The art is mixed. When the artist could be bothered to actually draw the characters properly, which tends to be in more dramatic scenes, especially fights or contests, or opportunities for the boys to look hot, it's excellent. However, Sunako especially spends much too much time being rendered as a chibi (perhaps because this is supposed to be Sunako's own self-image) which gets a bit tiresome.
Overall, a flawed execution, but for me the good episodes were good enough to recommend it strongly but with caveats.
When I first started reading Wallflower, I had made the assumtion that it would just be one of those mangas where they turn the girl into a perfect lady, all of the guys fall in love with her along the way, and she picks one of them at the end to make your average shoujo manga. A few chapters in, I realized this would not be the case. While it starts off with the simple plot of the boys having to turn the girl into a perfect lady, it slowly evolves into an even greater message that I think can be simply put by a
line said by Kyohei, "You're okay just the way you are." I like this manga because it isn't typical or simple. Though overexagerated and completely illogical at times, the message stays true throughout the series.
One asspect of the story that I personally like but many people hate is that the plot and developement is slow. This is not a manga to read if you're just looking for a quick fix and I can honestly say I don't see it coming to an end very soon. I for one like the slow flow; it's easier to digest the manga and it feels like I'm growing alongside the characters. I find that with the slower pace, Sunako's character developements seem more realistic.

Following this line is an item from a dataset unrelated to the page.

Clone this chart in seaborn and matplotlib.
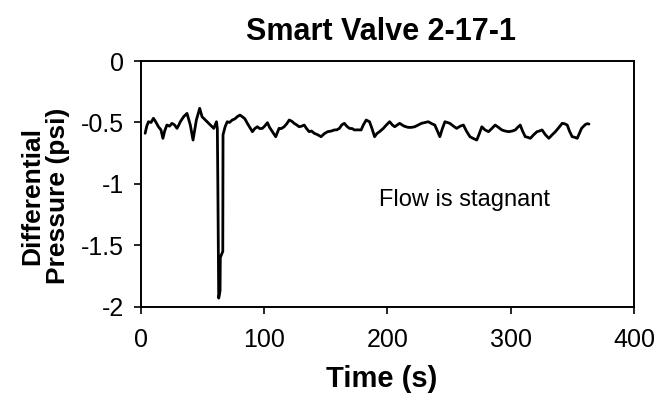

The art is decent and gets better throughout the story(in the beginning I couldn't tell the difference between Kyohei and Ranmaru). One thing that grows boring after awhile though is the fact that Sunako is almost always drawn in chibi form. The purpose of this is to emphesize her true beauty when she is drawn normally, but seeing simple chibi after simple chibi can get boring as you read. Overall, the art is beautiful, but could use work.
Lastly, the characters. There is such a variety of unique characters throughout the story and I've fallen in love with them all. While the main focus is Sunako's developement, all of the main characters subtly change along with her.
If you have the patience, I highly suggest reading this manga. It's funny, romantic, and like nothing you have ever read before.